First, let me apologize for getting this out to you so late. It describes an event that happened a month ago tomorrow, and I wrote it that day. I held back on posting it because I was hoping to have it posted elsewhere.
Andrew Stanton and the folks at Pixar created an amazing although compromised piece of work when they made Wall-E (read my review). Sound designer Ben Burtt, who more than three decades ago invented the squeaks and beeps that made us fall in love with R2D2, deserves a large part of the credit for what makes WALL-E work. He created the title character’s voice twice, both as an actor speaking the few words the little robot says in the movie, and in distorting and altering those words in ProTools to make them sound less human. Burtt estimates that he created over 25,000 sounds, not all vocal, for this one movie.

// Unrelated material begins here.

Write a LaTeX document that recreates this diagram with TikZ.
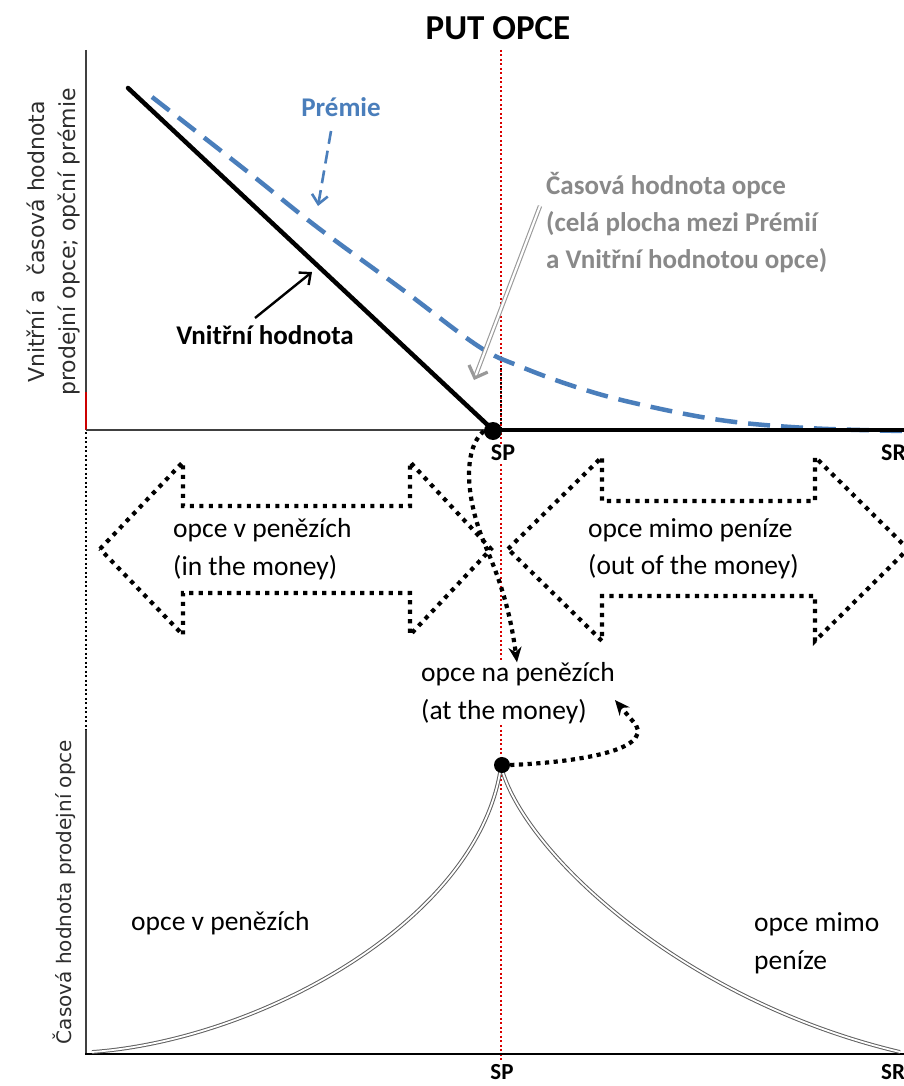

Sunday afternoon after a screening of WALL-E at the Rafael, Ben Burtt took the stage to tell us about and demonstrate how he created WALL-E’s the bits and pieces of WALL-E’s audio environment. He brought props large and small, and several members of his crew.
Burtt admitted that he was originally reluctant to take on the assignment. He had just come off of Revenge of the Sith and “was kind of burnt out on robots.” But Stanton intrigued him with the idea of a robot love story that would be, if not a silent movie, than at least a “non-verbal” one.
“Not everything is done on a digital computer,” explained Burtt, after playing a wind effect created by filtering a recording of Niagara Falls. In fact, in answer to a reader’s question, Burtt guessed that only about 80% of WALL-E’s sounds were synthesized. People have an easier time believing in a science fiction or fantasy setting, he argues, if the sounds come from the real world.
Proving his point, Burtt showed off a number of earthly gadgets he uses to create WALL-E’s out-of-this-world audio landscape. These include a World War II-era hand-cranked generator, and a old airplane’s inertia starter–essentially a bigger and heavier crank than the generator. He bought both on E-bay.
Listening to him, one gets the feeling that Burtt finds inspirations in everyday sounds most of us don’t notice. He showed us a large punching bag he originally bought for Indiana Jones effects, and explained how, when dragging it across the floor to put it away, he discovered yet another wind effect.

Burtt wasn’t the only master of prop sounds at the Rafael. He introduced his Foley artist, Dennie Thorpe, hwho had her own connection of noisy devices, including a broken toy wagon she bought at a thrift shop for $20. One gadget of no discernable purpose (her husband had made it) produced the sound of WALL-E removing and reinserting his eye. She demonstrated how she could change the tone, suggesting an empty cavity in the robot’s head, by putting the device on top of an empty cylinder. Thorpe also demonstrated an old suitcase that made a great squeak when she opened it.
In addition to Thorpe, Burtt also introduced the film’s various sound editors, who “took these notes I created and created themes,” and mixer Tom Myers. He discussed how Myers and other mixers have to reconcile the often-conflicting desires of the music and sound effects people. Myers explained how, on a busy soundtrack like WALL-E‘s, the mix helps guide the audience’s focus.
Burtt clearly enjoyed being on stage. A cell phone went off in the audience during the question and answer session. “I made that ringtone!” he cried out.